* BEGIN MATERIAL PROVIDED *
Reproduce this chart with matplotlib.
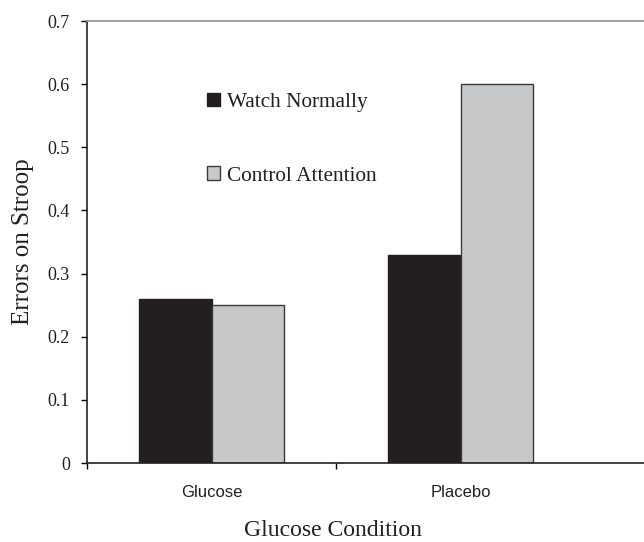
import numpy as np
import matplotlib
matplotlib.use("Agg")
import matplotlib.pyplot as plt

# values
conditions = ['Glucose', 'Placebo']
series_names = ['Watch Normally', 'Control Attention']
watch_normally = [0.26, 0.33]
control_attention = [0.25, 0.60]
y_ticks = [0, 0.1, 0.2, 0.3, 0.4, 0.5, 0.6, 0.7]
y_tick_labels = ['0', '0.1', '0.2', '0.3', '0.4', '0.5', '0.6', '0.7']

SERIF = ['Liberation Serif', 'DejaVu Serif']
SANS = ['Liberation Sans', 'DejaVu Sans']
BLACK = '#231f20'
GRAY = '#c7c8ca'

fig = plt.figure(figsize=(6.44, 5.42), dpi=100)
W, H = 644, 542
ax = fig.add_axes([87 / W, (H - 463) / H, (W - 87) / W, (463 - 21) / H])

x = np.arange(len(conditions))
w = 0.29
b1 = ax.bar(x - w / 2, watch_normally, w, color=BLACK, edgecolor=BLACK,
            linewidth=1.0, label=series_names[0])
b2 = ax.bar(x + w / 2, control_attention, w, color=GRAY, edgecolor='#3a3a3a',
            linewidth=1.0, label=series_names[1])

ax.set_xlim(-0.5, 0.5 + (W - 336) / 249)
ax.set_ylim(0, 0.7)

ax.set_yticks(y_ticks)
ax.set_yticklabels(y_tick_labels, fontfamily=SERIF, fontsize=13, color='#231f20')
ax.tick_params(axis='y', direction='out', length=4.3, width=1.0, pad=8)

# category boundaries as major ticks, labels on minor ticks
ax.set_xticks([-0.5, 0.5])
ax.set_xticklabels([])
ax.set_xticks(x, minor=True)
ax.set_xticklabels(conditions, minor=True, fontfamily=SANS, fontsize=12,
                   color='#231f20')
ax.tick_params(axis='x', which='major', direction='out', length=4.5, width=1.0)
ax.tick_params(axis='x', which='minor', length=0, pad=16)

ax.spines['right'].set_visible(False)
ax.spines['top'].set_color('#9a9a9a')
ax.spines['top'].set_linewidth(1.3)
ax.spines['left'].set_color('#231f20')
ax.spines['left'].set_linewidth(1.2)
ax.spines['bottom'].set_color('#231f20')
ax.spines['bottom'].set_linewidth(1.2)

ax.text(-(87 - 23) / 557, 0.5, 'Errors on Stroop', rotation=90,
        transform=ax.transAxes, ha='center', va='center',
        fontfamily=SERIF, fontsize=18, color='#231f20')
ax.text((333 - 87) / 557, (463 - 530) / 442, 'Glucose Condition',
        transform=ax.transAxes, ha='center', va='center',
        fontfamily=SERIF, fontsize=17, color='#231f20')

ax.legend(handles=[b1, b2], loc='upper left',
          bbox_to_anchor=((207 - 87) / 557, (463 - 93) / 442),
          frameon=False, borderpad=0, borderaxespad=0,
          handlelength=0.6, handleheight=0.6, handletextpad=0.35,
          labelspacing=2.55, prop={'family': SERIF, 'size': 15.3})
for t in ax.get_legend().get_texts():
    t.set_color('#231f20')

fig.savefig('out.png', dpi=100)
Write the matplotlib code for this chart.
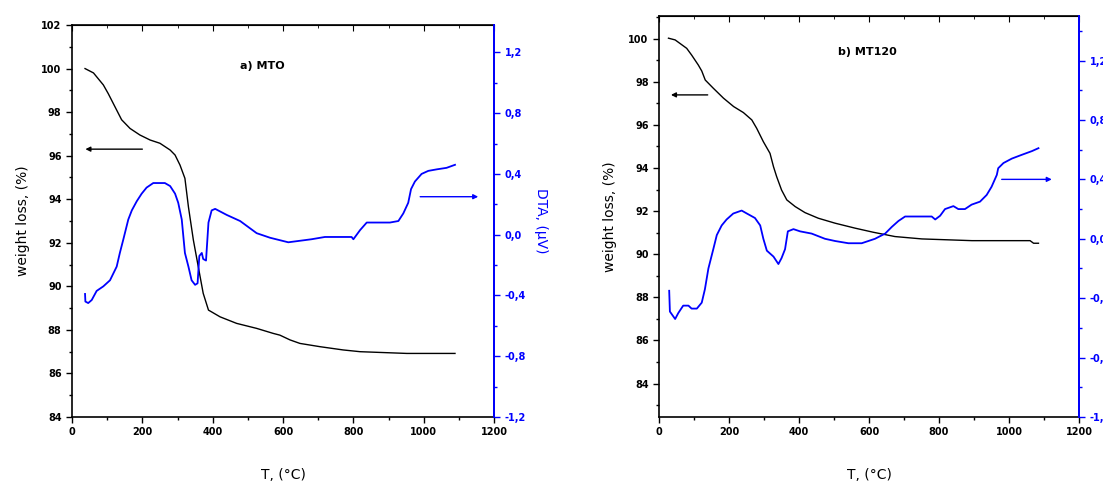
* END MATERIAL PROVIDED *
EXERCISE INSTRUCTIONS: From the first line above through the line containing "import matplotlib.pyplot as plt", copy everything exactly, without the pictures.

TASK ANSWER:
Reproduce this chart with matplotlib.
import numpy as np
import matplotlib
matplotlib.use("Agg")
import matplotlib.pyplot as plt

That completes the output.